Treasury’s motivation for the proposal was the following – “ When the section 10(1)(o)(ii) exemption was introduced in 2001, the main purpose of this exemption was to prevent double taxation of the same employment income between South Africa and the foreign host country. Also, during that time, South Africa had a more limited number of Double Tax Agreements to assist with the prevention of double taxation. This exemption was never intended to create situations where employment income is neither taxed in South Africa nor in the foreign host country.”

IMPLICATIONS

  1. The mooted changes have serious implications and repercussions for South African tax residents living in low tax jurisdictions. For example, the marginal tax rate (applying the standard rate) in Hong Kong is 15% and Singapore 22%. In Africa, the average marginal tax rate is 33% which is significantly lower than South Africa’s 45%. South African tax residents in the following African countries will be severely affected – Mauritius 15%, Angola 17% and Nigeria 24%. Of course, those currently working in the UAE or other Middle Eastern countries which are zero tax territories, will be most affected.
  2. SARS will need to develop mechanisms to manage and control the collection. One could prudently expect an administration morass, numerous requests for additional documentary proof and delays with refunds, if applicable.
  3. The payment frequency of the South African taxes has not been specified or determined. In all likelihood, Expats will have to register as provisional tax payers where tax payments are made in three instalments. In this case, half the estimated South African taxes must be paid by 31 August each year; the Expat would thus pay the South Africa taxes on the foreign remuneration six monthly.
  4. There may well be a difference in the tax treatment of Fringe Benefit Tax between the resident or host country and South Africa. For example, a housing benefit in the host country may not be taxed (or taxed at a favourable rate) whereas, in South Africa, the benefit would be fully taxed. This different tax treatment would result in higher taxes being paid by the expats and perhaps most importantly, would require a comprehensive South African tax calculation – it would not be as simple as many commentators have stated that the amount due, is simply the foreign tax rate less the applicable South African tax rate which is due to SARS.

CONSEQUENCES

The additional cost of paying taxes on foreign remuneration may force such tax payers to emigrate from South Africa for tax residency purposes. This would be pertinent to younger tax payers who anticipate that they will continue to work overseas for several years. Calculations would have to be done to quantify the break-even between paying the exit tax and the continued payment of South African taxes.

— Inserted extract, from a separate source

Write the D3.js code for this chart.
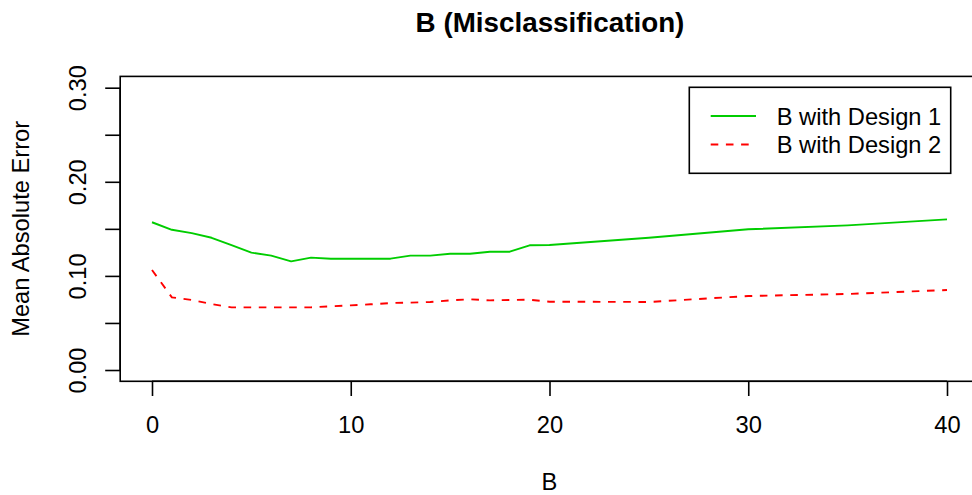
<!DOCTYPE html>
<html>
<head>
<meta charset="utf-8">
<script src="https://cdn.jsdelivr.net/npm/d3@7"></script>
<style>
  html, body { margin: 0; padding: 0; background: #fff; }
  svg { display: block; font-family: "Liberation Sans", Arial, sans-serif; }
</style>
</head>
<body>
<svg id="chart" width="972" height="495"></svg>
<script>
// Number of bootstrap replicates B
const bValues = [0, 1, 2, 3, 4, 5, 6, 7, 8, 9, 10, 11, 12, 13, 14, 15, 16, 17, 18, 19, 20, 25, 30, 35, 40];

// Mean absolute error for each design
const design1 = [0.157, 0.149, 0.1455, 0.1405, 0.1326, 0.1247, 0.1215, 0.1155, 0.1194, 0.1183,
                 0.1183, 0.1183, 0.1183, 0.1215, 0.1215, 0.1236, 0.1236, 0.1257, 0.1257, 0.1325,
                 0.1328, 0.1405, 0.1495, 0.1537, 0.1601];
const design2 = [0.1063, 0.0772, 0.0744, 0.0701, 0.0666, 0.0666, 0.0666, 0.0666, 0.0666, 0.0677,
                 0.0687, 0.0698, 0.0712, 0.0716, 0.0723, 0.074, 0.0751, 0.074, 0.0744, 0.0747,
                 0.0726, 0.0723, 0.0786, 0.0808, 0.085];

const seriesNames = ["B with Design 1", "B with Design 2"];
const xTicks = [0, 10, 20, 30, 40];
const yTicks = [0, 0.05, 0.10, 0.15, 0.20, 0.25, 0.30];
const yTickLabels = ["0.00", "", "0.10", "", "0.20", "", "0.30"];

const titleText = "B (Misclassification)";
const xLabel = "B";
const yLabel = "Mean Absolute Error";

const svg = d3.select("#chart");

// Data ranges padded by 4% on each side
const xDom = [0, 40], yDom = [0, 0.3];
const xPad = (xDom[1] - xDom[0]) * 0.04, yPad = (yDom[1] - yDom[0]) * 0.04;
const x = d3.scaleLinear().domain([xDom[0] - xPad, xDom[1] + xPad]).range([120.2, 978.8]);
const y = d3.scaleLinear().domain([yDom[0] - yPad, yDom[1] + yPad]).range([381.3, 76.4]);

const baseFont = 23.7;
const lw = 1.9;

// Plot frame
svg.append("rect")
  .attr("x", x.range()[0]).attr("y", y.range()[1])
  .attr("width", x.range()[1] - x.range()[0])
  .attr("height", y.range()[0] - y.range()[1])
  .attr("fill", "none").attr("stroke", "#000").attr("stroke-width", 1.6);

// X axis
const xAxis = d3.axisBottom(x).tickValues(xTicks).tickSize(14.7).tickPadding(0).tickFormat(d3.format("d"));
const gx = svg.append("g").attr("transform", `translate(0,${y.range()[0]})`).call(xAxis);
gx.select(".domain").attr("d", `M${x(0)},0H${x(40)}`).attr("stroke-width", 1.6);
gx.selectAll(".tick line").attr("stroke-width", 1.6);
gx.selectAll(".tick text")
  .attr("font-size", baseFont).attr("font-family", "Liberation Sans, Arial, sans-serif")
  .attr("fill", "#000").attr("dy", null).attr("y", 52);

// Y axis
const yAxis = d3.axisLeft(y).tickValues(yTicks).tickSize(15).tickPadding(0)
  .tickFormat((d, i) => yTickLabels[i]);
const gy = svg.append("g").attr("transform", `translate(${x.range()[0]},0)`).call(yAxis);
gy.select(".domain").attr("d", `M0,${y(0)}V${y(0.3)}`).attr("stroke-width", 1.6);
gy.selectAll(".tick line").attr("stroke-width", 1.6);
gy.selectAll(".tick text")
  .attr("font-size", baseFont).attr("font-family", "Liberation Sans, Arial, sans-serif")
  .attr("fill", "#000")
  .attr("x", null).attr("dy", null)
  .attr("text-anchor", "middle")
  .attr("transform", "translate(-34,0) rotate(-90)");

// Lines
const line = d3.line().x((d, i) => x(bValues[i])).y(d => y(d));
svg.append("path").datum(design1)
  .attr("d", line).attr("fill", "none")
  .attr("stroke", "#00CD00").attr("stroke-width", lw).attr("stroke-linejoin", "round");
svg.append("path").datum(design2)
  .attr("d", line).attr("fill", "none")
  .attr("stroke", "#FF0000").attr("stroke-width", lw)
  .attr("stroke-dasharray", "7.6,7.6");

// Title and axis labels
svg.append("text").attr("x", 550).attr("y", 31.5)
  .attr("text-anchor", "middle").attr("font-weight", "bold")
  .attr("font-size", 27.8).text(titleText);
svg.append("text").attr("x", 549.5).attr("y", 490)
  .attr("text-anchor", "middle").attr("font-size", baseFont).text(xLabel);
svg.append("text")
  .attr("transform", `translate(28.5,${(y.range()[0] + y.range()[1]) / 2}) rotate(-90)`)
  .attr("text-anchor", "middle").attr("font-size", baseFont).text(yLabel);

// Legend
const legend = svg.append("g");
legend.append("rect").attr("x", 689.3).attr("y", 87.3).attr("width", 261.4).attr("height", 86)
  .attr("fill", "#fff").attr("stroke", "#000").attr("stroke-width", 1.6);
const legendStyles = [
  { color: "#00CD00", dash: null },
  { color: "#FF0000", dash: "7.6,7.6" }
];
seriesNames.forEach((name, i) => {
  const cy = 116 + i * 28.5;
  legend.append("line").attr("x1", 710.7).attr("x2", 756).attr("y1", cy).attr("y2", cy)
    .attr("stroke", legendStyles[i].color).attr("stroke-width", lw)
    .attr("stroke-dasharray", legendStyles[i].dash);
  legend.append("text").attr("x", 776.7).attr("y", cy + 8.8)
    .attr("font-size", baseFont).text(name);
});
</script>
</body>
</html>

Does Treasury care? Probably not. They are currently not receiving any taxes from the tax payer and will receive the exit tax if emigration is chosen. Further, when they return to South Africa, they will commence paying taxes again.

In most expat package calculations, the presumption is that the expat or foreign worker will not be worse off or disadvantaged by the move to the foreign country. The draft proposals demonstrate a lack of understanding of the following factors:

  • The cost of living (“COL”) is higher in many countries than South Africa. This includes “large ticket” items such as housing, schooling and health care costs. The host country salary will be increased to recognise these expenditure items.
  • Several countries have relatively high social security costs. The Expat will not retire in the host country, and the costs of such items are often built into the package or paid by the employer. They do not constitute remuneration or fringe benefits but may be taxable in South Africa.
  • Concomitantly, companies with operations in Africa, some international countries and especially the Middle East, will incur higher salary costs when employing South Africans.

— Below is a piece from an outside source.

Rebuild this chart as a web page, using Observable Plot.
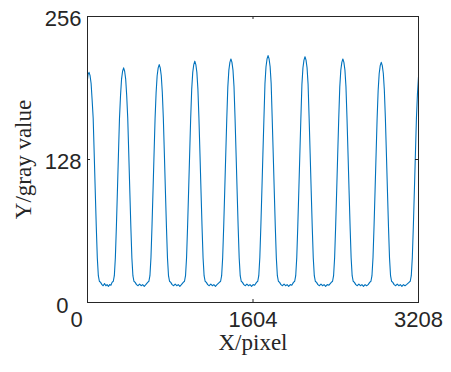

Let’s examine the extreme example of a South African employee working in Dubai. They currently pay no tax, and with effect from 1 March 2019, their Dubai income will attract South African tax at 45%; assuming they are subject to the marginal tax bracket. Cognisance must be taken of the fact that Dubai is significantly more expensive than Johannesburg – most COL data calculates that Dubai is 100% (double) more expensive than Johannesburg; with rent being almost 2.5 times higher. Their Dubai salary is significantly higher than they would earn in South Africa because of the higher COL.  However, they will be required to pay South African tax on the higher remuneration with no recognition or deduction for the significantly higher living expenses. This is short-sighted and demonstrates a complete lack of understanding on the part of authorities; unless of course once petitions are made, Treasury will agree to a COL and housing adjustment as a “concession”, and stakeholders will feel that they have achieved some compromise.

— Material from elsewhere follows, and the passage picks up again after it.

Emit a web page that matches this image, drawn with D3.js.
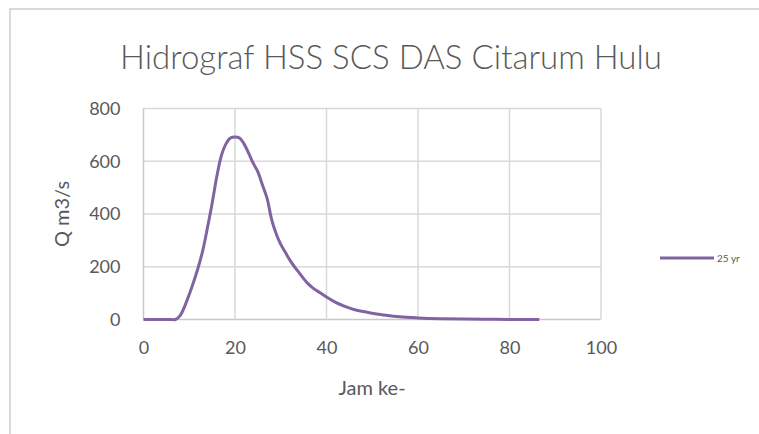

As it stands now in terms of the draft legislation, the Expat’s disposable income will reduce by 45%.

One could contend that they have previously received an unfair “tax break” or windfall. However, one must acknowledge that most countries (except for the United States) do not tax Expats working abroad. Treasury has therefore effectively, with the swipe of a pen, made South Africans uncompetitive in the international labour market. The fact that tax payers currently can work offshore, gain international experience and transport that international know-how and expertise back to South Africa to enhance the local economy, appears lost on Treasury.

Many South Africans have limited options. They can:

  • Attempt to re-negotiate their package which will be difficult in the current global economic environment; OR
  • Resign and return to South Africa with the resultant inevitable increase in unemployment.

CONCLUSION

The draft legislation does have serious consequences for both South African foreign workers and companies employing them abroad. We must recognise that the published legislation is a draft and that intense lobbying will occur.

Despite this, planning and analysis should be done now so that an adroit action plan can be implemented before 1 March 2019.